Sí, solo casi porque, en realidad, ya lo sabía y no pocas veces he despotricado sobre lo perverso del caprichoso y desnaturalizador 25-25-25, nuestra propia versión del café para todos. De igual modo, soy consciente del juego de trileros que esconde el reparto de cocientes —Satanás confunda al señor D’Hont—, de la parcialidad descarada de las Juntas Electorales centrales o de la arbitraria distribución de recursos que busca ponérselo en sánscrito a las formaciones pequeñas. A estas alturas, no me darán el Nobel por descubrir que lo de “una persona, un voto” tiene más letra pequeña que el contrato de mi tarjeta de crédito. No será a mi a quien sorprendan haciendo loas a la fiesta de la democracia, que bastante claro tengo que es un sarao donde se reserva el derecho de admisión.

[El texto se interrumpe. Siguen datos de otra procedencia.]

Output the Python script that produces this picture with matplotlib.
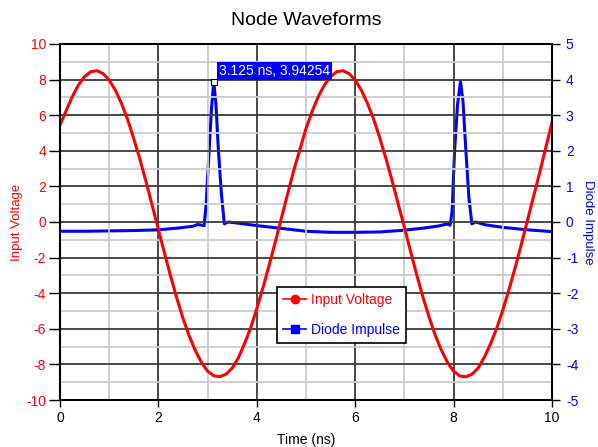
import matplotlib
matplotlib.use("Agg")
import matplotlib.pyplot as plt
from matplotlib.ticker import MultipleLocator

plt.rcParams['font.family'] = ['Liberation Sans', 'DejaVu Sans']
plt.rcParams['axes.unicode_minus'] = False

title = "Node Waveforms"
xlabel = "Time (ns)"
left_label = "Input Voltage"
right_label = "Diode Impulse"

# Input Voltage (left axis), sampled every 0.125 ns
vt = [i * 0.125 for i in range(81)]
vv = [5.45, 6.25, 7.05, 7.7, 8.17, 8.44, 8.5, 8.34, 7.97, 7.41, 6.66, 5.75, 4.68, 3.51, 2.25, 0.92,
      -0.42, -1.76, -3.06, -4.29, -5.41, -6.4, -7.22, -7.89, -8.38, -8.64, -8.69, -8.55, -8.21,
      -7.63, -6.84, -5.95, -4.87, -3.69, -2.44, -1.13, 0.22, 1.56, 2.89, 4.06, 5.25,
      6.22, 7.05, 7.7, 8.17, 8.44, 8.5, 8.34, 7.97, 7.41, 6.66, 5.78, 4.72, 3.56, 2.32, 1.0,
      -0.3, -1.65, -2.96, -4.2, -5.33, -6.35, -7.19, -7.88, -8.38, -8.65, -8.7, -8.55, -8.2,
      -7.6, -6.85, -5.98, -4.95, -3.8, -2.58, -1.27, 0.08, 1.43, 2.78, 4.2, 5.6]

# Diode Impulse (right axis)
it = [0.0, 0.5, 1.0, 1.5, 2.0, 2.4, 2.7, 2.8, 2.88, 2.93, 2.97, 3.03, 3.08, 3.125, 3.17, 3.22,
      3.28, 3.34, 3.42, 3.6, 4.0, 4.5, 5.0, 5.5, 6.0, 6.5, 7.0, 7.4, 7.7, 7.82, 7.89, 7.93, 7.97,
      8.02, 8.08, 8.14, 8.19, 8.25, 8.31, 8.37, 8.45, 8.65, 9.0, 9.5, 10.0]
iv = [-0.26, -0.26, -0.25, -0.24, -0.22, -0.17, -0.12, -0.07, -0.09, -0.1, 0.5, 2.0, 3.2, 3.94254,
      3.3, 2.0, 0.8, -0.05, 0.0, -0.03, -0.1, -0.18, -0.26, -0.29, -0.29, -0.28, -0.23, -0.17,
      -0.11, -0.07, -0.06, -0.09, 0.3, 2.0, 3.3, 3.95, 3.4, 2.0, 0.7, -0.05, 0.0, -0.08, -0.15,
      -0.22, -0.27]

peak_t = 3.125
peak_v = 3.94254
peak_label = "3.125 ns, 3.94254"

fig = plt.figure(figsize=(5.98, 4.47), dpi=100)
ax = fig.add_axes([60/598, 1-400/447, 492/598, 356/447])
ax2 = ax.twinx()

ax.set_xlim(0, 10)
ax.set_ylim(-10, 10)
ax2.set_ylim(-5, 5)

ax.xaxis.set_major_locator(MultipleLocator(2))
ax.xaxis.set_minor_locator(MultipleLocator(1))
ax.yaxis.set_major_locator(MultipleLocator(2))
ax.yaxis.set_minor_locator(MultipleLocator(1))
ax2.yaxis.set_major_locator(MultipleLocator(1))

ax.grid(which='major', color='#3a3a3a', linewidth=1.3)
ax.grid(which='minor', color='#cccccc', linewidth=1.3)
ax.set_axisbelow(True)

ax2.plot(it, iv, color='#0000ff', lw=2.2, label=right_label)
ax.plot(vt, vv, color='#ff0000', lw=2.2, label=left_label)

ax.set_zorder(ax2.get_zorder() + 1)
ax.patch.set_visible(False)

# annotation marker and label
ax.plot([peak_t], [peak_v], transform=ax2.transData, marker='s', ms=4,
        mfc='white', mec='black', mew=0.8, zorder=10, clip_on=False)
ax.annotate(peak_label, xy=(peak_t, peak_v), xycoords=ax2.transData,
            xytext=(3.5, 2.5), textcoords='offset points', ha='left', va='bottom',
            color='white', fontsize=10, zorder=11,
            bbox=dict(boxstyle='square,pad=0.15', fc='#0000ff', ec='none'))

for s in ['left', 'bottom', 'right', 'top']:
    ax.spines[s].set_color('black')
    ax.spines[s].set_linewidth(1.5)
    ax2.spines[s].set_visible(False)

ax.tick_params(axis='x', which='major', length=5, width=1, direction='out',
               labelsize=10, pad=3, colors='black')
ax.tick_params(axis='x', which='minor', length=0)
ax.tick_params(axis='y', which='major', length=8, width=1, direction='out',
               labelcolor='#ff0000', labelsize=10, color='black', pad=2)
ax.tick_params(axis='y', which='minor', length=0)
ax2.tick_params(axis='y', which='major', length=6, width=1, direction='out',
                labelcolor='#0000ff', labelsize=10, color='black', pad=4)

ax.set_title(title, fontsize=14, pad=14)
ax.set_xlabel(xlabel, fontsize=10, labelpad=6)
ax.set_ylabel(left_label, color='#ff0000', fontsize=9.5, labelpad=2)
ax2.set_ylabel(right_label, color='#0000ff', fontsize=9.5, rotation=270, labelpad=11)

# legend
h1, = ax.plot([], [], color='#ff0000', lw=1.2, marker='o', ms=6)
h2, = ax.plot([], [], color='#0000ff', lw=1.2, marker='s', ms=6)
leg = ax.legend([h1, h2], [left_label, right_label], loc='lower left',
                bbox_to_anchor=(0.441, 0.16), borderaxespad=0,
                fontsize=10, frameon=True,
                fancybox=False, edgecolor='black', framealpha=1,
                handlelength=1.7, handletextpad=0.35, labelspacing=1.2,
                borderpad=0.42)
leg.get_frame().set_linewidth(1.2)
for txt, c in zip(leg.get_texts(), ['#ff0000', '#0000ff']):
    txt.set_color(c)

fig.savefig("out.png", dpi=100)
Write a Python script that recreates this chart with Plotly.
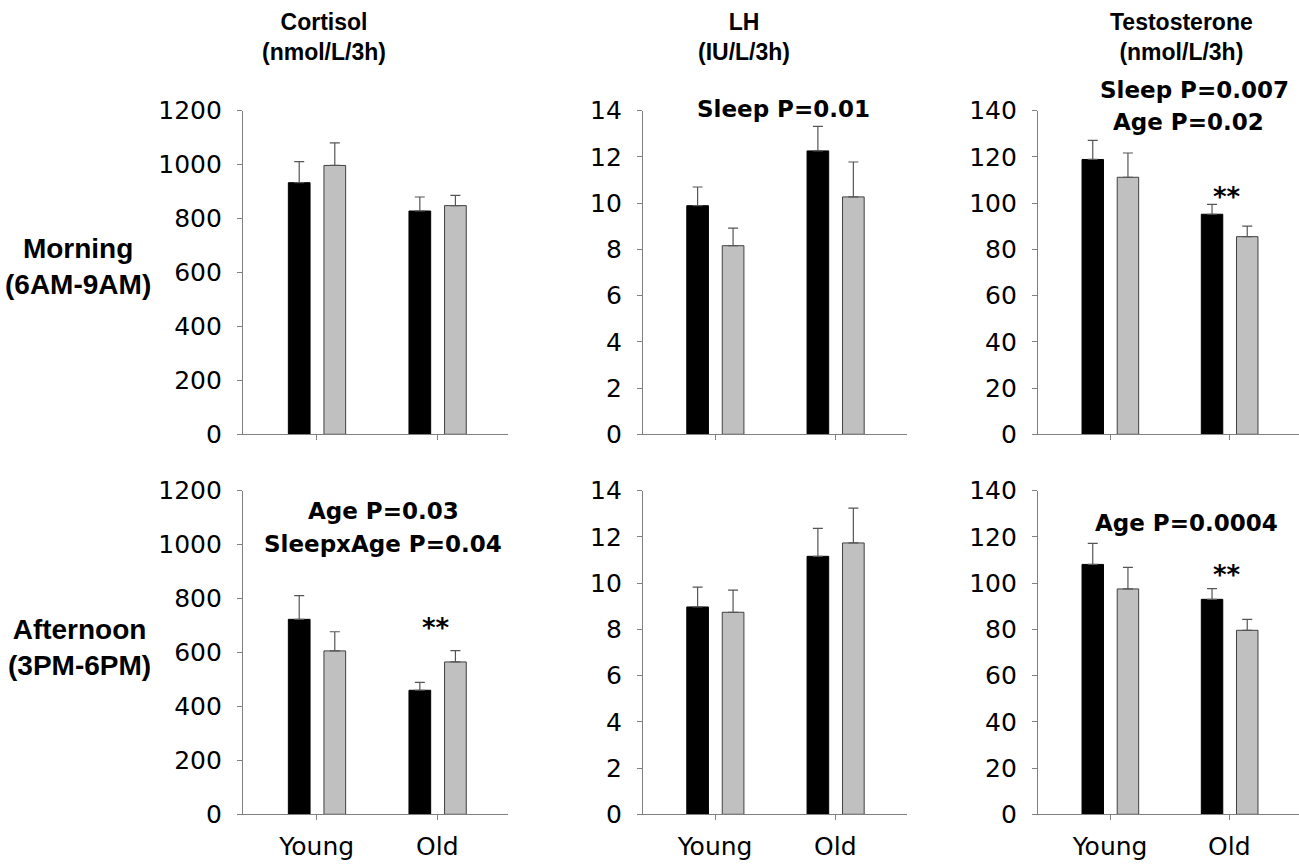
import plotly.graph_objects as go

W, H = 1299, 868

groups = ["Young", "Old"]
panels = ["Cortisol", "LH", "Testosterone"]

# Morning (6AM-9AM)
cort_am_black = [933, 828]
cort_am_black_err = [78, 52]
cort_am_gray = [997, 848]
cort_am_gray_err = [84, 38]

lh_am_black = [9.89, 12.26]
lh_am_black_err = [0.81, 1.06]
lh_am_gray = [8.16, 10.27]
lh_am_gray_err = [0.76, 1.51]

t_am_black = [118.9, 95.2]
t_am_black_err = [8.3, 4.3]
t_am_gray = [111.2, 85.5]
t_am_gray_err = [10.5, 4.6]

# Afternoon (3PM-6PM)
cort_pm_black = [723, 460]
cort_pm_black_err = [88, 29]
cort_pm_gray = [606, 565]
cort_pm_gray_err = [71, 42]

lh_pm_black = [8.97, 11.16]
lh_pm_black_err = [0.86, 1.21]
lh_pm_gray = [8.74, 11.74]
lh_pm_gray_err = [0.96, 1.51]

t_pm_black = [108.1, 93.0]
t_pm_black_err = [9.1, 4.6]
t_pm_gray = [97.5, 79.6]
t_pm_gray_err = [9.3, 4.7]

y_max = [1200, 14, 140]
y_dtick = [200, 2, 20]

series = [
    [(cort_am_black, cort_am_black_err, cort_am_gray, cort_am_gray_err),
     (lh_am_black, lh_am_black_err, lh_am_gray, lh_am_gray_err),
     (t_am_black, t_am_black_err, t_am_gray, t_am_gray_err)],
    [(cort_pm_black, cort_pm_black_err, cort_pm_gray, cort_pm_gray_err),
     (lh_pm_black, lh_pm_black_err, lh_pm_gray, lh_pm_gray_err),
     (t_pm_black, t_pm_black_err, t_pm_gray, t_pm_gray_err)],
]

# layout geometry in pixels
col_px = [(243, 508), (643, 907), (1038, 1299)]
col_ranges = [(-0.611, 1.586), (-0.599, 1.596), (-0.604, 1.584)]
row_px = [(110.7, 434.3), (490.7, 814.3)]

def px_x(x):
    return x / W

def px_y(y):
    return 1 - y / H

fig = go.Figure()
AX = "#808080"
tickfont = dict(family="DejaVu Sans", size=25, color="black")

for r in range(2):
    for c in range(3):
        idx = r * 3 + c + 1
        xa = "x" if idx == 1 else f"x{idx}"
        ya = "y" if idx == 1 else f"y{idx}"
        b, be, g, ge = series[r][c]
        xs = [0, 1]
        fig.add_trace(go.Bar(
            x=xs, y=b, xaxis=xa, yaxis=ya, width=0.18, offset=-0.235,
            marker=dict(color="black", line=dict(color="black", width=1)),
            error_y=dict(type="data", array=be, arrayminus=[0, 0], symmetric=False,
                         color="#555555", thickness=1.2, width=5),
            showlegend=False, hoverinfo="skip"))
        fig.add_trace(go.Bar(
            x=xs, y=g, xaxis=xa, yaxis=ya, width=0.18, offset=0.06,
            marker=dict(color="#C0C0C0", line=dict(color="#404040", width=1)),
            error_y=dict(type="data", array=ge, arrayminus=[0, 0], symmetric=False,
                         color="#555555", thickness=1.2, width=5),
            showlegend=False, hoverinfo="skip"))
        x0, x1 = col_px[c]
        y0, y1 = row_px[r]
        xkey = "xaxis" if idx == 1 else f"xaxis{idx}"
        ykey = "yaxis" if idx == 1 else f"yaxis{idx}"
        fig.update_layout({
            xkey: dict(domain=[px_x(x0), px_x(x1)], anchor=ya, range=list(col_ranges[c]),
                       tickmode="array", tickvals=[0, 1],
                       ticktext=groups if r == 1 else ["", ""],
                       showline=True, linecolor=AX, linewidth=1.2,
                       ticks="outside", ticklen=5, tickcolor=AX, tickwidth=1,
                       showgrid=False, zeroline=False, tickfont=tickfont,
                       ticklabelstandoff=5, fixedrange=True, automargin=False),
            ykey: dict(domain=[px_y(y1), px_y(y0)], anchor=xa, range=[0, y_max[c]],
                       tickmode="linear", tick0=0, dtick=y_dtick[c],
                       showline=True, linecolor=AX, linewidth=1.2,
                       ticks="outside", ticklen=5, tickcolor=AX, tickwidth=1,
                       showgrid=False, zeroline=False, tickfont=tickfont,
                       ticklabelstandoff=10, fixedrange=True, automargin=False),
        })

title_font = dict(family="Liberation Sans, Arial", size=23, color="black")
row_font = dict(family="Liberation Sans, Arial", size=28, color="black")
stat_font = dict(family="DejaVu Sans", size=23, color="black")
star_font = dict(family="DejaVu Sans", size=26, color="black")

annos = [
    ("<b>Cortisol<br>(nmol/L/3h)</b>", 324, 37, title_font),
    ("<b>LH<br>(IU/L/3h)</b>", 744, 37, title_font),
    ("<b>Testosterone<br>(nmol/L/3h)</b>", 1181, 37, title_font),
    ("<b>Morning<br>(6AM-9AM)</b>", 78, 267, row_font),
    ("<b>Afternoon<br>(3PM-6PM)</b>", 79, 647, row_font),
    ("<b>Sleep P=0.01</b>", 783, 109, stat_font),
    ("<b>Sleep P=0.007</b>", 1194, 90, stat_font),
    ("<b>Age P=0.02</b>", 1188, 122, stat_font),
    ("<b>Age P=0.03</b>", 383, 511, stat_font),
    ("<b>SleepxAge P=0.04</b>", 383, 544, stat_font),
    ("<b>Age P=0.0004</b>", 1186, 523, stat_font),
    ("<b>**</b>", 1227, 197, star_font),
    ("<b>**</b>", 436, 628, star_font),
    ("<b>**</b>", 1227, 575, star_font),
]
for text, x, y, f in annos:
    fig.add_annotation(text=text, x=px_x(x), y=px_y(y), xref="paper", yref="paper",
                       xanchor="center", yanchor="middle", showarrow=False, font=f)

fig.update_layout(
    width=W, height=H, margin=dict(l=0, r=0, t=0, b=0, pad=0, autoexpand=False),
    paper_bgcolor="white", plot_bgcolor="white",
    barmode="overlay", showlegend=False,
)

fig.write_html("out.html", config={"displayModeBar": False},
               post_script="document.body.style.margin='0px';")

Y sin embargo, por el posibilismo que me ha crecido junto a las canas o justamente por todo lo contrario, sigo defendiendo el poder, aunque sea infinitesimal, de depositar una papeleta en una urna. O si es el caso, de no depositar ninguna. Lo que importa es que se trate de una decisión plenamente voluntaria y meditada, un ejercicio —ahora que se habla tanto de ella— de soberanía personal. Que nos impongamos sobre la pereza, la desidia o la tentación derrotista de creer que lo que hagamos no cambiará las cosas. En más de una ocasión, un solo voto las ha cambiado.